Since then Thuy has opened the QT salons (the letters stand for quan thanh, meaning “shop of the gods”), three luxury beauty emporiums that cater to foreigners and well-heeled Vietnamese men and women. “I wouldn’t go anywhere else,” says Micheline Leubert, wife of the Swiss ambassador to Vietnam. “They spoil me.” For his part, Peter arranged the financing for 63 Ly Thai To, one of Hanoi’s most modern office towers.
While the Ryders decline to discuss finances, according to Mayo-Smith, 48, now a partner in Ryder’s Indochina Capital Corp., “We have investments worth many millions. Peter has a reputation as a guy you can trust, and he’s got a great asset in his smart, beautiful wife.”

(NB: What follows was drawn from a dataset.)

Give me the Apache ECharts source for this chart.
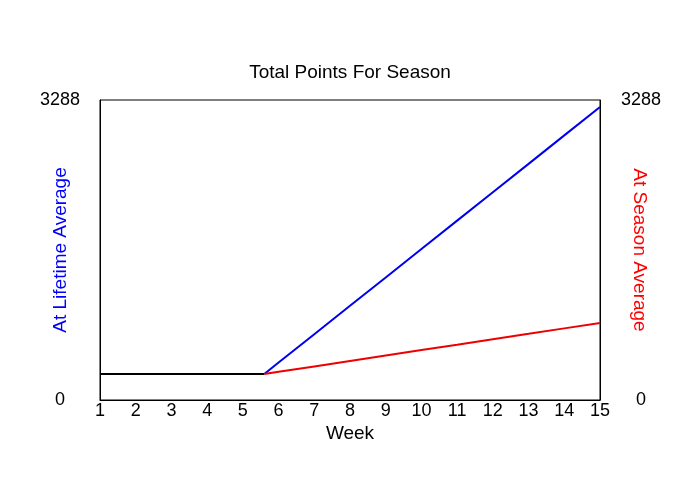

The Ryders’ home life is also thriving. Their twin 6-year-olds, Maxwell and Lucas, were until recently enrolled at an international preschool owned by—who else?—their mother (the boys now attend a French-speaking school). “They switch languages as easily as breathing,” boasts Thuy of her trilingual sons. In other words, they, like their parents, are perfectly poised to enjoy the best of both worlds. “We’ve built a very solid foundation,” says Peter of the partnership. “Thuy’s the realist, and I’m the dreamy optimist. We make a very good team.”